Extract the lines from the start through the line that holds "plt.rcParams['font.family'] = ['Liberation", both included, omitting all images.

(Data extract)
**********
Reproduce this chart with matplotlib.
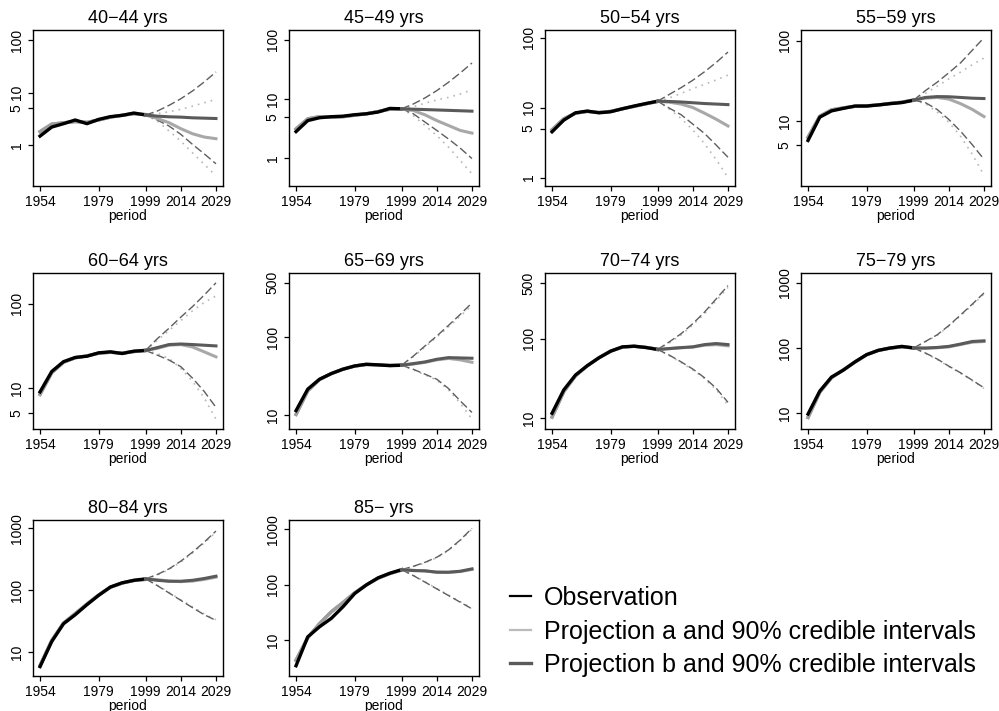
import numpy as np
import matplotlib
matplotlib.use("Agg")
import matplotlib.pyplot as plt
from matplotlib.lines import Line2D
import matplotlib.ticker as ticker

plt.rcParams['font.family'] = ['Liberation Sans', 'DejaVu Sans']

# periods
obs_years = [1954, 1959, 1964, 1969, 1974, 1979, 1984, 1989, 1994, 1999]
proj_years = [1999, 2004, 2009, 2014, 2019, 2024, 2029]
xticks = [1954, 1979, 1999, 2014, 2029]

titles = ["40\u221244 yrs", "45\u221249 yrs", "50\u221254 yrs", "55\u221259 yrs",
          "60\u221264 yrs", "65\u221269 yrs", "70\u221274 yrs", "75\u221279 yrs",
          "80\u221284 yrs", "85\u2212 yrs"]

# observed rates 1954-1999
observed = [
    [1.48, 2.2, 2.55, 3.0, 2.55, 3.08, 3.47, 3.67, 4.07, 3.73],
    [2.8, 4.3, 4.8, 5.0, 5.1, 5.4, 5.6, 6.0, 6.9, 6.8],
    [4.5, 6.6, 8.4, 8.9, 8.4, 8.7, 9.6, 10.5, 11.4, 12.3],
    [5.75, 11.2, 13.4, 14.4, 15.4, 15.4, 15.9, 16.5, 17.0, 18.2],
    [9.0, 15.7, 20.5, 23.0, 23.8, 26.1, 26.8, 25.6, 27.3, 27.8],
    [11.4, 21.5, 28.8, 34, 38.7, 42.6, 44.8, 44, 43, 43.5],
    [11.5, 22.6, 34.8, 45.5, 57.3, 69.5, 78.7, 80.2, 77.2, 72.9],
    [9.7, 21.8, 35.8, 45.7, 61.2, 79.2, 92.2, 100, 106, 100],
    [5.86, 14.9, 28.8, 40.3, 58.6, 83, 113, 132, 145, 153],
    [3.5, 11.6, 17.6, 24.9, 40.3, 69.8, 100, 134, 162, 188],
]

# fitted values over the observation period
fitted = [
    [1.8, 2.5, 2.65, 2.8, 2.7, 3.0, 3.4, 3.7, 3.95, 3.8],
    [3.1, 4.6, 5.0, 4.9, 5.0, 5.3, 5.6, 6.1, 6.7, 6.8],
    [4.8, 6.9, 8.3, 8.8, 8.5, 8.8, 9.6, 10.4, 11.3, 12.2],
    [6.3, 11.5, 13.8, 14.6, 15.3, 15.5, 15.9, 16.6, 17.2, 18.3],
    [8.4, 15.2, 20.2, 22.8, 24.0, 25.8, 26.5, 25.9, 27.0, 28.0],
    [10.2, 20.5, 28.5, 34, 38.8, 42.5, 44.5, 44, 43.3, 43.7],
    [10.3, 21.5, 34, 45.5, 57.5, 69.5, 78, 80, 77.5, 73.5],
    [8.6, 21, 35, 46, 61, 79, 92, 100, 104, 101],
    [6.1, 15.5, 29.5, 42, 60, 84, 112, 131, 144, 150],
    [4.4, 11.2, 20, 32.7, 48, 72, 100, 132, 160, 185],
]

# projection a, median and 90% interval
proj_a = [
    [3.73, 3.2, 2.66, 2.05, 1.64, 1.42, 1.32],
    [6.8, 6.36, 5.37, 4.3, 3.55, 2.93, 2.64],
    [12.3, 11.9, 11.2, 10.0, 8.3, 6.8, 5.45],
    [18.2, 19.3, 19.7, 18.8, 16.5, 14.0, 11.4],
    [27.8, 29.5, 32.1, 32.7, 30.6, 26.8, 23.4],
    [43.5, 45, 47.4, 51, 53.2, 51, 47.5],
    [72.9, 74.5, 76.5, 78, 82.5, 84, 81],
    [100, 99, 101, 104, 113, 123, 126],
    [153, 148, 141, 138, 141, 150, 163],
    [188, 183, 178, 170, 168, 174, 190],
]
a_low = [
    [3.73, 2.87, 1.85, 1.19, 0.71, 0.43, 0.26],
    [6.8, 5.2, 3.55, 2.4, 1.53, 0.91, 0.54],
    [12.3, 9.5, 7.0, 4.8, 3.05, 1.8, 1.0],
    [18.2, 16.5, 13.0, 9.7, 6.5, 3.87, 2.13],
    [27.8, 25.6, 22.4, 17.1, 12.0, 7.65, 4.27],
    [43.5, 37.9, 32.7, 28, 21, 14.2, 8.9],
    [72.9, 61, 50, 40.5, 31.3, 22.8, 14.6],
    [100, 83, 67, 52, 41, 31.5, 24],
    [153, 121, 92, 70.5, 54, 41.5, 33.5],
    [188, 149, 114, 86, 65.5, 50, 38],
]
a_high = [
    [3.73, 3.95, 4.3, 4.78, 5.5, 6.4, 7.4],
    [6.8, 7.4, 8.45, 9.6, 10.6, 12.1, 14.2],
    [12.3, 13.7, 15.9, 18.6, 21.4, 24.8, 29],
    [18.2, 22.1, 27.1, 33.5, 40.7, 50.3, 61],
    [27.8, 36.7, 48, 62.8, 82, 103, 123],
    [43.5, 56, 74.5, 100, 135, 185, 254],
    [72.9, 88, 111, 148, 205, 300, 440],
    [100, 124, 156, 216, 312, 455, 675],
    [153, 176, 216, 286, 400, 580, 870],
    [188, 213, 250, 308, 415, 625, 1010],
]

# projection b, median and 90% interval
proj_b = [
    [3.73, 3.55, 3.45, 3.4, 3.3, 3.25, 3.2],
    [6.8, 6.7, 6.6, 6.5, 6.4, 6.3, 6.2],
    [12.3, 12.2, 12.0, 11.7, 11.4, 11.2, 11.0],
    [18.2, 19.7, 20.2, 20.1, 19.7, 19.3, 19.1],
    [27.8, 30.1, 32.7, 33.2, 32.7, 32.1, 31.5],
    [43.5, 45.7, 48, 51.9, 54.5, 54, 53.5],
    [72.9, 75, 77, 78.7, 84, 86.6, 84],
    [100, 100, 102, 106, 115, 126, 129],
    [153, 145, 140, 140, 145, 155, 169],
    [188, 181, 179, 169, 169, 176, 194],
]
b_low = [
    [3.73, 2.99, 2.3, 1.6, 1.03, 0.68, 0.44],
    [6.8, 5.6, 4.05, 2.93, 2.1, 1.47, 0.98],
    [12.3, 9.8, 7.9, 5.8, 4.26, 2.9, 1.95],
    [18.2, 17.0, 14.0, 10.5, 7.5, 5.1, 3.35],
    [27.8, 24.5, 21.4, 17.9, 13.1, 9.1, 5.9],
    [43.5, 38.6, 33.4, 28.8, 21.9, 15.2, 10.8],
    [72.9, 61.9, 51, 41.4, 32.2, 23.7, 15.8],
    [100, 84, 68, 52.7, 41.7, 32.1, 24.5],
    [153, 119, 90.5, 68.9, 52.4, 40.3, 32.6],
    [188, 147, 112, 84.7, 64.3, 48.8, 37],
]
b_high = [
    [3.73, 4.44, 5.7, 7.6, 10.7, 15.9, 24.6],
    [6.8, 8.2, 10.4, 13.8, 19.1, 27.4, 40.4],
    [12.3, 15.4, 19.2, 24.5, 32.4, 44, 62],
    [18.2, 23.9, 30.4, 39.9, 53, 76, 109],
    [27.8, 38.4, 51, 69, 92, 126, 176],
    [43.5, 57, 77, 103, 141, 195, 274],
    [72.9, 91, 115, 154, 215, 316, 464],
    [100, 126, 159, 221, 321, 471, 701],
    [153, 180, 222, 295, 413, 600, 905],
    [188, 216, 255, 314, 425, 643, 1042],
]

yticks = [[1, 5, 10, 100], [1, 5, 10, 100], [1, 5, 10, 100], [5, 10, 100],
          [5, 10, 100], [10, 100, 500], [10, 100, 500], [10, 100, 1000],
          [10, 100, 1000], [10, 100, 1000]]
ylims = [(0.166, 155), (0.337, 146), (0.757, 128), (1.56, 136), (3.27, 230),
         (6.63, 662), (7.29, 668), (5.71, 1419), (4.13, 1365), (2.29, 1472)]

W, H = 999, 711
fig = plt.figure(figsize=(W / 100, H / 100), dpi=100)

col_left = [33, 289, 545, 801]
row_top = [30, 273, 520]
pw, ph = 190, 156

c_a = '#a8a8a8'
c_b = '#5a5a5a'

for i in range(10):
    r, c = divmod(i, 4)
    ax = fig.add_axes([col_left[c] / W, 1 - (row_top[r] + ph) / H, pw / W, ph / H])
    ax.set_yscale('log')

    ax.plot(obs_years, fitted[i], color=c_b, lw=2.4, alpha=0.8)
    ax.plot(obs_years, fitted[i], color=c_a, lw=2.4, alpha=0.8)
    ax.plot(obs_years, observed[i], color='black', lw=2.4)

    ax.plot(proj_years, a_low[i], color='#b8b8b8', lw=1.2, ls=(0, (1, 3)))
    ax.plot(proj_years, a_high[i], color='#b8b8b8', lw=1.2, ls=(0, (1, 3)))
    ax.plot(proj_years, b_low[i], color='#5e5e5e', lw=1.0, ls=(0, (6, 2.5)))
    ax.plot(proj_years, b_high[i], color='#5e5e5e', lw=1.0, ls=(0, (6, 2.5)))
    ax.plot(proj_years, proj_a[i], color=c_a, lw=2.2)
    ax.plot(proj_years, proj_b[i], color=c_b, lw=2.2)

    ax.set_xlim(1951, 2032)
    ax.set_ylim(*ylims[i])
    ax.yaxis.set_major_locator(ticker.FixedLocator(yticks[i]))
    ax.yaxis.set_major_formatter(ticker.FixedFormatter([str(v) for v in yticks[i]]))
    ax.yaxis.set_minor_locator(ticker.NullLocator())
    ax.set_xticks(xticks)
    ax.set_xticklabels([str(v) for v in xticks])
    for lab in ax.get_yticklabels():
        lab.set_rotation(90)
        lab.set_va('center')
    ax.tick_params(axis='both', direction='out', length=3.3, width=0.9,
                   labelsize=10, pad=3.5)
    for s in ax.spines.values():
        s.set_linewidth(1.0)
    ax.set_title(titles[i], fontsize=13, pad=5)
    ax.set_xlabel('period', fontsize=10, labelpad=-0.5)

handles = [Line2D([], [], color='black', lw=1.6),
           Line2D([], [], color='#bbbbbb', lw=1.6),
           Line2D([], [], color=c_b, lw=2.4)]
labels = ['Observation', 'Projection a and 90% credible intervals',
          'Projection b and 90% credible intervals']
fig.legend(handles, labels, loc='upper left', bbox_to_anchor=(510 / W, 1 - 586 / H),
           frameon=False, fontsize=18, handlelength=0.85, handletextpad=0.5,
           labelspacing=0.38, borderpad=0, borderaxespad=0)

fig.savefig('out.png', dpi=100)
**********
(Exercise answer)
Reproduce this chart with matplotlib.
import numpy as np
import matplotlib
matplotlib.use("Agg")
import matplotlib.pyplot as plt
from matplotlib.lines import Line2D
import matplotlib.ticker as ticker

plt.rcParams['font.family'] = ['Liberation Sans', 'DejaVu Sans']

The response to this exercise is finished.